| Stated task |
Identify the lines holding "that" and copy them.

____

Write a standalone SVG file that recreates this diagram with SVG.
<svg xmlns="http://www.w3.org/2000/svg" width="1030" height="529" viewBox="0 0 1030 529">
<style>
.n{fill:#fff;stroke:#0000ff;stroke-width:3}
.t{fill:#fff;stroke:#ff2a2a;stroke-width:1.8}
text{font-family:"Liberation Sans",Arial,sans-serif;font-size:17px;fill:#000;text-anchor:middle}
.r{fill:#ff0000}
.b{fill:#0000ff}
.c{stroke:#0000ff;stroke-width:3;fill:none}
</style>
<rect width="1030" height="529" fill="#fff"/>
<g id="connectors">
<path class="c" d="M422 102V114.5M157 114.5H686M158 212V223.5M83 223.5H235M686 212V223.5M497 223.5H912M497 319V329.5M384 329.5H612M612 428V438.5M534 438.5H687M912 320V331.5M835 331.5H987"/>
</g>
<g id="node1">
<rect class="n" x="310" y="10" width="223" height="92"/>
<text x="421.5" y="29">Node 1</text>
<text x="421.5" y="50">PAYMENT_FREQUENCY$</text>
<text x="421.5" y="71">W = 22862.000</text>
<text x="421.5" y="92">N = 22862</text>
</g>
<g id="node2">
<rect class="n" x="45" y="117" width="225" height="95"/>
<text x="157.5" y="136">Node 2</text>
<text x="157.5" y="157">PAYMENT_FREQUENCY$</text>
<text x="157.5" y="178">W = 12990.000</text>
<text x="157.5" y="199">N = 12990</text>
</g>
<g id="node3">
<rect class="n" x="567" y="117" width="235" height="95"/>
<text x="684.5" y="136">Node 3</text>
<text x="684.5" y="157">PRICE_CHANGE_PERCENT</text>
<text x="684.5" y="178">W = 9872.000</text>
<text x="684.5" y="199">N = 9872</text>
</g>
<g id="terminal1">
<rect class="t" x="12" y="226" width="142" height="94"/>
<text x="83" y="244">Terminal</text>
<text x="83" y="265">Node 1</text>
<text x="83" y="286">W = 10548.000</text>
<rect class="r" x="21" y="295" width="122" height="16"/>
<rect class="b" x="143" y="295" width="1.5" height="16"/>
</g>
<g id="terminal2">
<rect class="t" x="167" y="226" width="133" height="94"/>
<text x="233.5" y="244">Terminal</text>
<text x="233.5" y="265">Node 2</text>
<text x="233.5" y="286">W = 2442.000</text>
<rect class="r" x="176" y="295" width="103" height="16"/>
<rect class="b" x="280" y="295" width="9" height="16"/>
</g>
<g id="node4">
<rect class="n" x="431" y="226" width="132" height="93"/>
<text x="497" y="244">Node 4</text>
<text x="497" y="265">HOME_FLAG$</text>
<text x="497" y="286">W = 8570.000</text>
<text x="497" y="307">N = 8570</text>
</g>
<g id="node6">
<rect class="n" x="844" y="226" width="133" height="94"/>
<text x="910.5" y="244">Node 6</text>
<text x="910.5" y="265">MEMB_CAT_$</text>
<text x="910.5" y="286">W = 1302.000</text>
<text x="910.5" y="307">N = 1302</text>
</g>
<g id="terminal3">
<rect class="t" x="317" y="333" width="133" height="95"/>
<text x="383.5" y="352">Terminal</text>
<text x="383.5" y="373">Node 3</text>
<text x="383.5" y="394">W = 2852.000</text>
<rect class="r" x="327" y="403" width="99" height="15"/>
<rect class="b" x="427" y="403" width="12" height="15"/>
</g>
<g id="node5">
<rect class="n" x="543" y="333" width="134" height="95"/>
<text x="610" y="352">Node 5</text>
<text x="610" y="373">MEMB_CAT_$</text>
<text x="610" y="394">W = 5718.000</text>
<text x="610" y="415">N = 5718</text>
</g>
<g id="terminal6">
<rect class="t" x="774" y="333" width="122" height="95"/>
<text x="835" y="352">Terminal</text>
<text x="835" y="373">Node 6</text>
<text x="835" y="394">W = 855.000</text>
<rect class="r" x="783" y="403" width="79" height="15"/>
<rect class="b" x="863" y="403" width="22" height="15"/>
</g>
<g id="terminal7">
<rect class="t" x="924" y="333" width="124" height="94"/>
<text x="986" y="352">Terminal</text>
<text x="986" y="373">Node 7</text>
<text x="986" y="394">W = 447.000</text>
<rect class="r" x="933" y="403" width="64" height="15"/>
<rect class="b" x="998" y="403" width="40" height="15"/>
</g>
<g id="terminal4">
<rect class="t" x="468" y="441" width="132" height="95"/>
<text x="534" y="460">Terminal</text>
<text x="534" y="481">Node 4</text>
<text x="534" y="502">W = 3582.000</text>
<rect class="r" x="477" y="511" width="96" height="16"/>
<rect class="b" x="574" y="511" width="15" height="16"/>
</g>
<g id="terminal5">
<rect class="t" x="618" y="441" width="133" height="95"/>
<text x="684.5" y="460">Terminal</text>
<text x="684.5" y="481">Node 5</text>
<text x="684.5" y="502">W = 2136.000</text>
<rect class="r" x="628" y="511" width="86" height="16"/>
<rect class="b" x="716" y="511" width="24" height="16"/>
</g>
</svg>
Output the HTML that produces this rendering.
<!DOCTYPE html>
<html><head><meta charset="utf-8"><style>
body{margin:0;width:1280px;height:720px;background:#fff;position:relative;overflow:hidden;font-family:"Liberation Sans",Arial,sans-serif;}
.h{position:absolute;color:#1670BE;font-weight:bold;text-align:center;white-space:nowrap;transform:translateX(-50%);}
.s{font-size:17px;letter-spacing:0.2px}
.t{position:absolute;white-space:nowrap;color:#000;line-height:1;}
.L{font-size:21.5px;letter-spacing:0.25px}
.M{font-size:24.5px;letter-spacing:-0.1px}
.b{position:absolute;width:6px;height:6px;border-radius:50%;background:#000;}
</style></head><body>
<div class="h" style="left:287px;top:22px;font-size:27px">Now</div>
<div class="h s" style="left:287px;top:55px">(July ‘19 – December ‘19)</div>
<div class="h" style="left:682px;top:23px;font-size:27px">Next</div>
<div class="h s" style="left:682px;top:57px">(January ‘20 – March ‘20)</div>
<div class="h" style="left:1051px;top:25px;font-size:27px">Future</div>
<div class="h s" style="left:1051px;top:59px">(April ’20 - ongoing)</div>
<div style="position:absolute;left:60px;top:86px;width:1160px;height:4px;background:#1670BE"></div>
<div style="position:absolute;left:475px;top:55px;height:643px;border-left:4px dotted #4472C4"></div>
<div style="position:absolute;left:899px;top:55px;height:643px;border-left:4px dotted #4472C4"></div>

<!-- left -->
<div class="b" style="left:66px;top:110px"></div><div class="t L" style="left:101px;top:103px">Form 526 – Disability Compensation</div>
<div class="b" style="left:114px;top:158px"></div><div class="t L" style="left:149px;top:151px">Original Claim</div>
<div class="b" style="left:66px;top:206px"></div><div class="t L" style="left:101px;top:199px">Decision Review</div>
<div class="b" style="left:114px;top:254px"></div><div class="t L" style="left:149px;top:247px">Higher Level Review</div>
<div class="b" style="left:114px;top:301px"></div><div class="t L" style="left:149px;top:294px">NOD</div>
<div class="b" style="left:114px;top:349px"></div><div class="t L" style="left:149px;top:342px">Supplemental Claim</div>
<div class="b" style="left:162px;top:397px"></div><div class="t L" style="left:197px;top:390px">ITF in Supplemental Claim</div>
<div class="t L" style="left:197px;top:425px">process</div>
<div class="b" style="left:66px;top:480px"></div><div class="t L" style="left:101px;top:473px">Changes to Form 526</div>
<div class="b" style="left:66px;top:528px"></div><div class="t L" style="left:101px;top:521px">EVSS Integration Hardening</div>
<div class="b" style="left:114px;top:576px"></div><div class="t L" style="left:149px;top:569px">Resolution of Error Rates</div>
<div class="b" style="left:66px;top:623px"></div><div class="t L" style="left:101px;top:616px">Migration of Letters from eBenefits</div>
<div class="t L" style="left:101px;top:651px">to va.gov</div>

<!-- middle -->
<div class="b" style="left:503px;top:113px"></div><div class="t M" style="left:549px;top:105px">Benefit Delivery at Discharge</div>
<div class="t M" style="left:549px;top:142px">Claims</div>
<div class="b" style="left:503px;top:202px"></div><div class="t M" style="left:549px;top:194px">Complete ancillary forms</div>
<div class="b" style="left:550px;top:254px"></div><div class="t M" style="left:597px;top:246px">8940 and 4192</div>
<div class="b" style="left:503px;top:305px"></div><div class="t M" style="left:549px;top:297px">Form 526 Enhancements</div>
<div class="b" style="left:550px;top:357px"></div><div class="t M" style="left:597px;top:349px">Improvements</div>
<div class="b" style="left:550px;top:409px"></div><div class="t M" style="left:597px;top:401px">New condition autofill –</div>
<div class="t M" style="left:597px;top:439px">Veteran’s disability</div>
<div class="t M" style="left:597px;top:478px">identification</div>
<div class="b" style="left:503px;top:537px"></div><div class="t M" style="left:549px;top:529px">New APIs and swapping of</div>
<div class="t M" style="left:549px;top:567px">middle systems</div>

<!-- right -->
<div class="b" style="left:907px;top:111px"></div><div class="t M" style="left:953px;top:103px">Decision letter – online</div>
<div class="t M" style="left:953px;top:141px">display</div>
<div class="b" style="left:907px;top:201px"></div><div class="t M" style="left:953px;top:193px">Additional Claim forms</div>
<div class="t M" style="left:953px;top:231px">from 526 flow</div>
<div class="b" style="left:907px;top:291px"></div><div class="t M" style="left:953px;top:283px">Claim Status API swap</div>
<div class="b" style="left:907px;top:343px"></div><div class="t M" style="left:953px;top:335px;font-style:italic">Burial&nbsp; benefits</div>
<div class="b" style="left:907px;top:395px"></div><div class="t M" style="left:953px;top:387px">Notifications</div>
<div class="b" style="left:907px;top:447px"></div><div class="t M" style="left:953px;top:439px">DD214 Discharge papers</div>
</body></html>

____

| Solution to the exercise |
Write a standalone SVG file that recreates this diagram with SVG.
Output the HTML that produces this rendering.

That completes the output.